On the left is the first image in our panorama, and on the right is the second. The lines across the two images are the "same" points per the feature matching algorithm. Notice that all the feature points that ORB found weren't part of the final matches. The matching algorithm only uses the points that have a high confidence score. Cool, right?
Ransac-ing the kitchen: How grandma cooks panoramas
So far, we've found a way to identify distinctive regions in a pair of images and then match them. Next, we need to use this information to line up the overlapping parts of these two images.
You might be tempted to ask why you couldn't scooch over the first image until it lined up with the second. Two problems with that. First, how do you automatically determine how much to shift the first image until it perfectly overlaps the second?
Secondly, there's this teeny tiny thing called distortion.
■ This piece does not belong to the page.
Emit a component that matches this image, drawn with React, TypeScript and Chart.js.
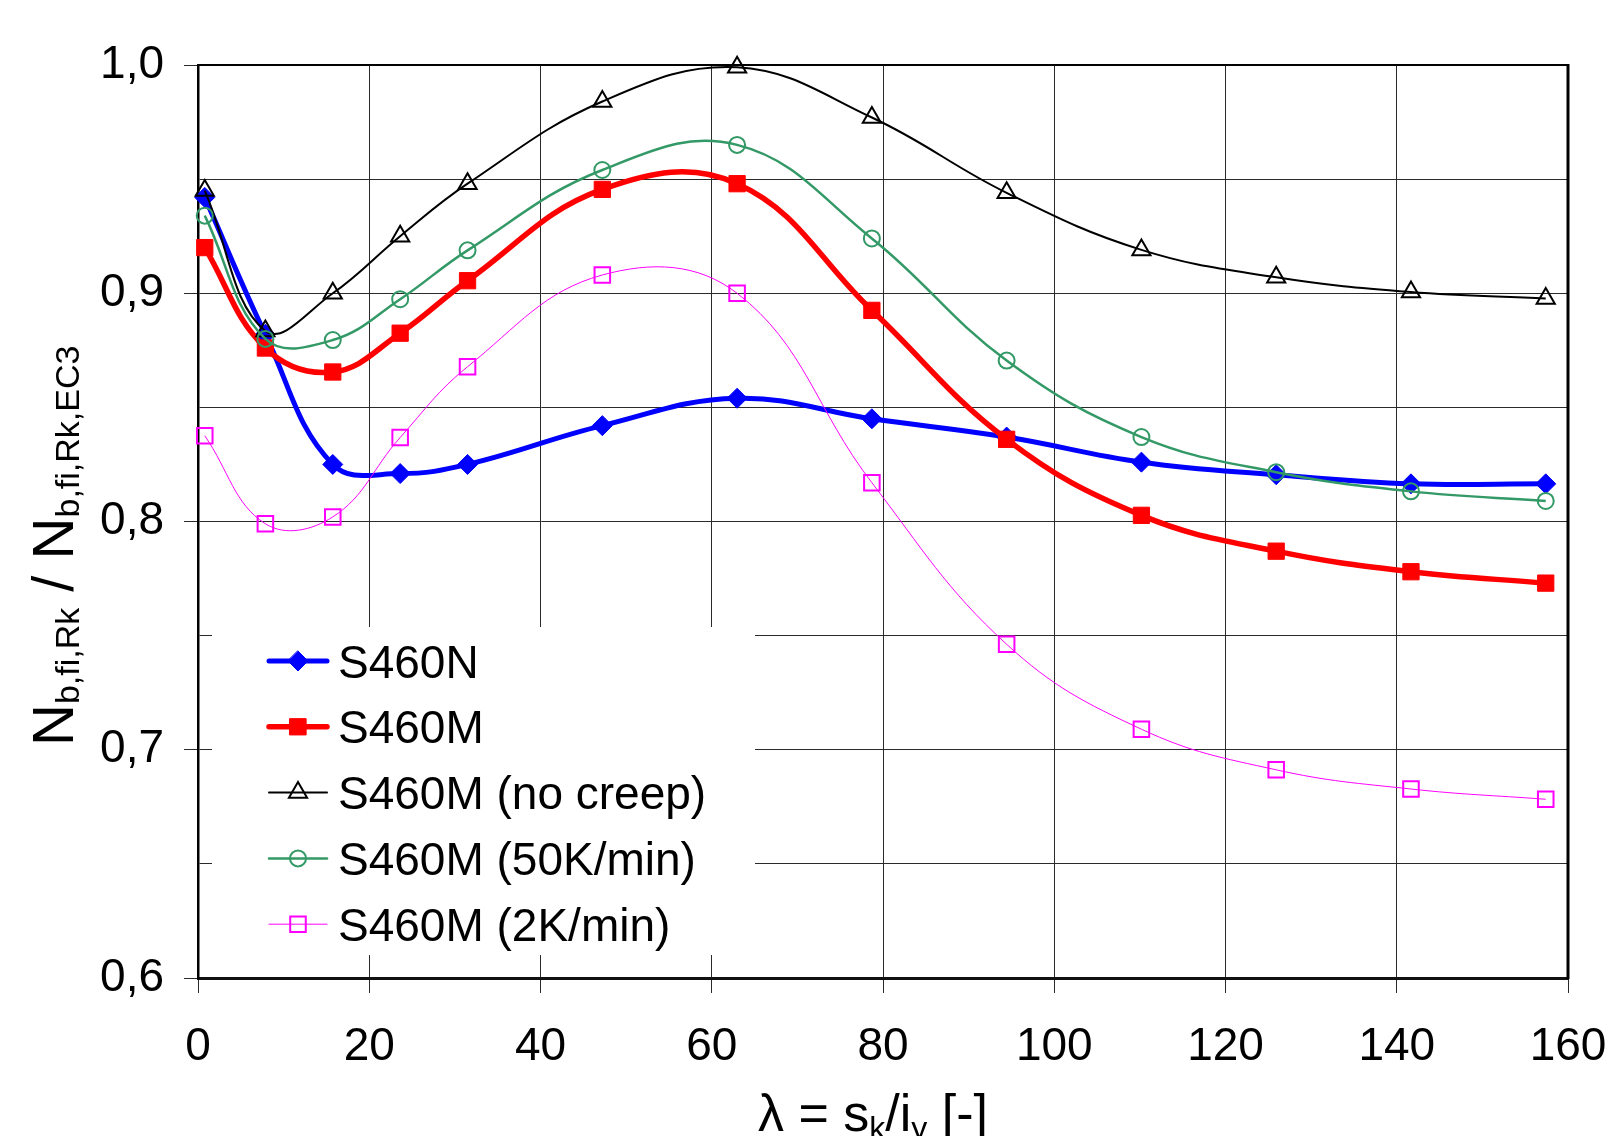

To fight these tricky fiends, we'll turn to two more classic algorithms called Homography and RANSAC.
Ever had a friend or colleague ask you to shift your perspective - look at things from a new point of view? Homography does that for computers. It's a perspective transformation algorithm.
All it needs are at least 4 pairs of matching points between two images, and voila! It can compute where any point from the first image would be found in the second. If we transformed all the points on the first image using homography, we'd be able to accurately place it over the second.
Now if only we had matching pairs of points between the two images... Wait a second. Guess what we just did in the previous steps?
We have both matching points and an algorithm that can transform an image into another perspective. Are we done? Not quite!
Homography only does as well as the input it's given. In other words, the four pairs of points you choose greatly influence the quality of the transformation. How do you find the four best points to give to it?
Enter RANSAC.
RANSAC stands for RANdom SAmple Consensus. It's an algorithm that helps find the model that best fits the data - especially noisy data. In this context, it works with the homography algorithm as follows. RANSAC repeatedly does the following - Randomly choose 4 pairs of matching points. Compute the homography. Use this homography to find out the quality of the transformed result, i.e., check how many of the remaining points are consistent with this estimated homography. Return the best homography as the result.
When you take the first two images in our problem and compute the homography between them, you can get the stitched result below.
To complete our panorama, we simply repeat this process, but use the stitched result above, and the last image in our set. That yields the final panorama below.
Missing pages in grandma's cookbook
Yay! We built our own panorama system, but there are still some issues. You can see a couple of vertical lines in the result. Those are seams from the 3A issue I mentioned an eternity ago. There are also some parts that are stretched and weird boundaries artifacts.
These can be fixed by other algorithms like blending, warping, and cropping. But that's for you to go and discover.
So there you go. You built your own panorama system without using a lick of deep learning. These algorithms that we used are easy to run on phones. But that doesn't mean deep learning won't get to them.
Deep learning hasn't realized its full potential yet. Just as dinosaurs watched that fateful comet hurtle toward the earth making them extinct, ML of yore watches with bated breath as the deep learning supernova evolves. As a kid, I wanted to save my favorite dinosaurs from that explosion. I was too late. As an adult, I want to save my favorite algorithms from extinction. I think I can. Traditional algorithms like the ones we saw above inspire clever solutions and have inspired research in deep learning. Here's one example of that.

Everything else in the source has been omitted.